Correction published Feb. 12, 2002: Salt Lake police are patrolling the downtown ticket exchange area. A story in Sunday's paper about the ticket sellers may have left the impression no enforcement is occurring there.

By Brady Snyder
Deseret News staff writer

      Salt Lake's Olympic organizers thought they had the perfect solution to a problem they knew would accompany the 2002 Winter Games — ticket scalping.
      That solution, however, is now giving Salt Lake City Olympic planner John Sittner a huge headache.
      Sittner was at the Ticket Exchange Saturday trying to gain a handle on a situation that ran amok Friday and Saturday.
      The exchange, 200 South and Main Street, was created to provide a controlled — and legal — environment for the ticket scalping planners knew would accompany the Games.
      While legal in Utah, scalping that turns into a for-profit business must be licensed.
      For instance, individuals can sell their own seats to an event, even for profit, and do so without a license. But people who buy up large numbers of tickets they never intend to use so they can resell them — that action needs licensing.
      While illegal, several dozen such scalpers continue to hawk tickets outside the exchange without licenses.
      "If you conduct business, you have to have a license," Sittner said. "If you're selling your own ticket, that's not against the law, but if you're conducting business, that's illegal."
      Saturday afternoon Sittner warned of a crackdown.
      "Our policy is that tickets will be confiscated and citations will be issued," he said.

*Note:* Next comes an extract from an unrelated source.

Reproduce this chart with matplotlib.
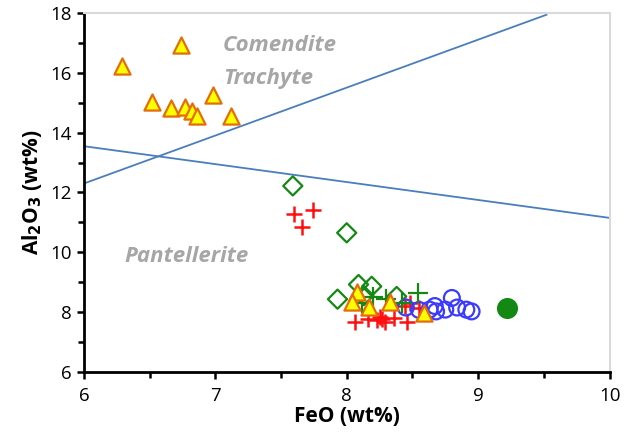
import matplotlib.pyplot as plt

plt.rcParams['font.family'] = ['Open Sans', 'DejaVu Sans']

# comendite / trachyte glasses (triangles)
tri_x = [6.29, 6.74, 6.52, 6.66, 6.77, 6.82, 6.86, 6.98, 7.12,
         8.08, 8.04, 8.17, 8.33, 8.59]
tri_y = [16.25, 16.92, 15.02, 14.83, 14.86, 14.72, 14.57, 15.25, 14.55,
         8.68, 8.32, 8.17, 8.32, 7.98]

dia_x = [7.59, 8.0, 7.93, 8.09, 8.19, 8.38, 8.13]
dia_y = [12.22, 10.65, 8.43, 8.92, 8.86, 8.52, 8.55]

gplus_x = [8.2, 8.3, 8.54, 8.12, 8.42]
gplus_y = [8.5, 8.45, 8.62, 8.3, 8.3]

rplus_x = [7.6, 7.74, 7.66, 8.06, 8.16, 8.25, 8.29, 8.27, 8.36, 8.46, 8.48, 8.55, 8.44, 8.23]
rplus_y = [11.28, 11.4, 10.85, 7.68, 7.75, 7.82, 7.68, 7.78, 7.8, 7.68, 8.3, 8.15, 8.2, 7.72]

circ_x = [8.45, 8.55, 8.63, 8.68, 8.75, 8.8, 8.84, 8.91, 8.95, 8.67]
circ_y = [8.15, 8.07, 8.08, 8.02, 8.08, 8.47, 8.15, 8.08, 8.02, 8.2]

dot_x = [9.22]
dot_y = [8.15]

line1_x = [6.0, 9.52]
line1_y = [12.3, 17.95]
line2_x = [6.0, 10.0]
line2_y = [13.55, 11.15]

fig = plt.figure(figsize=(6.35, 4.41), dpi=100)
ax = fig.add_axes([0.132, 0.157, 0.828, 0.813])

ax.plot(line1_x, line1_y, color='#4a7ebb', lw=1.3, zorder=1)
ax.plot(line2_x, line2_y, color='#4a7ebb', lw=1.3, zorder=1)

ax.scatter(dia_x, dia_y, marker='D', s=95, facecolor='none', edgecolor='#138913', lw=1.6, zorder=3)
ax.scatter(rplus_x, rplus_y, marker='+', s=130, color='#ff1010', lw=1.8, zorder=3)
ax.scatter(circ_x, circ_y, marker='o', s=130, facecolor='none', edgecolor='#3b3bff', lw=1.6, zorder=3)
ax.scatter(gplus_x, gplus_y, marker='+', s=200, color='#138913', lw=1.6, zorder=3)
ax.scatter(tri_x, tri_y, marker='^', s=135, facecolor='#ffff00', edgecolor='#e46c0a', lw=1.6, zorder=4)
ax.scatter(dot_x, dot_y, marker='o', s=200, color='#138913', zorder=4)

txt = dict(color='#a6a6a6', fontsize=16, fontweight='bold', style='italic')
ax.text(7.06, 16.92, 'Comendite', va='center', **txt)
ax.text(7.06, 15.82, 'Trachyte', va='center', **txt)
ax.text(6.31, 9.87, 'Pantellerite', va='center', **txt)

ax.set_xlim(6, 10)
ax.set_ylim(6, 18)
ax.set_xticks([6, 7, 8, 9, 10])
ax.set_xticks([6.5, 7.5, 8.5, 9.5], minor=True)
ax.set_yticks([6, 8, 10, 12, 14, 16, 18])
ax.set_yticks([7, 9, 11, 13, 15, 17], minor=True)
ax.tick_params(which='both', direction='out', width=1.8, length=5, labelsize=13.5, color='black')
ax.tick_params(which='minor', length=4)
ax.tick_params(axis='x', pad=6)

for side in ['left', 'bottom']:
    ax.spines[side].set_linewidth(2)
for side in ['top', 'right']:
    ax.spines[side].set_color('#d9d9d9')
    ax.spines[side].set_linewidth(1.5)

ax.set_xlabel('FeO (wt%)', fontsize=15, fontweight='bold', labelpad=1)
ax.set_ylabel(r'Al$_\mathbf{2}$O$_\mathbf{3}$ (wt%)', fontsize=15, fontweight='bold', labelpad=5)

fig.savefig('out.png', dpi=100)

      But scalpers seemed to take little heed of Sittner's words, even at the risk of having their inventory confiscated.
      The problem is that the scalping is being regulated by rent-a-cops, not actual police officers.
      The rented security guards, hired by the city's business licensing department, are charged with issuing the citations and confiscating tickets. But those temporary cops say the scalpers pay them little mind.
      "They just walk away," Jayson Cooper, one of the security guards, told Sittner.
      Without the authority to arrest, the security guards have little clout with scalpers. "Without law-enforcement backup, this is what happens," Cooper said.
      Indeed, the unlicensed scalpers seemed to be buying and selling at will, without threat of actual law enforcement, who are busy taking care of Olympic security.
      "The authorities have better things to worry about, don't they?" said a Brenden, an English scalper who declined to give his first name.
      Still, some wondered if the end of the scalping bizarre wasn't in sight.
      "I'm very surprised that we haven't been hassled by the authorities yet," scalper Terry Peters said. "I think we're going to start being hassled in the next couple of days."
      Sgt. Fred Louis, spokesman for the Salt Lake City Police Department said scalpers could rest easy.
      "We have not assigned any officers to that detail. It was our understanding that Sittner and the business licensing people were taking care of that," Louis said. "Everybody's stretched to the limit. Our officers are assigned to other duties."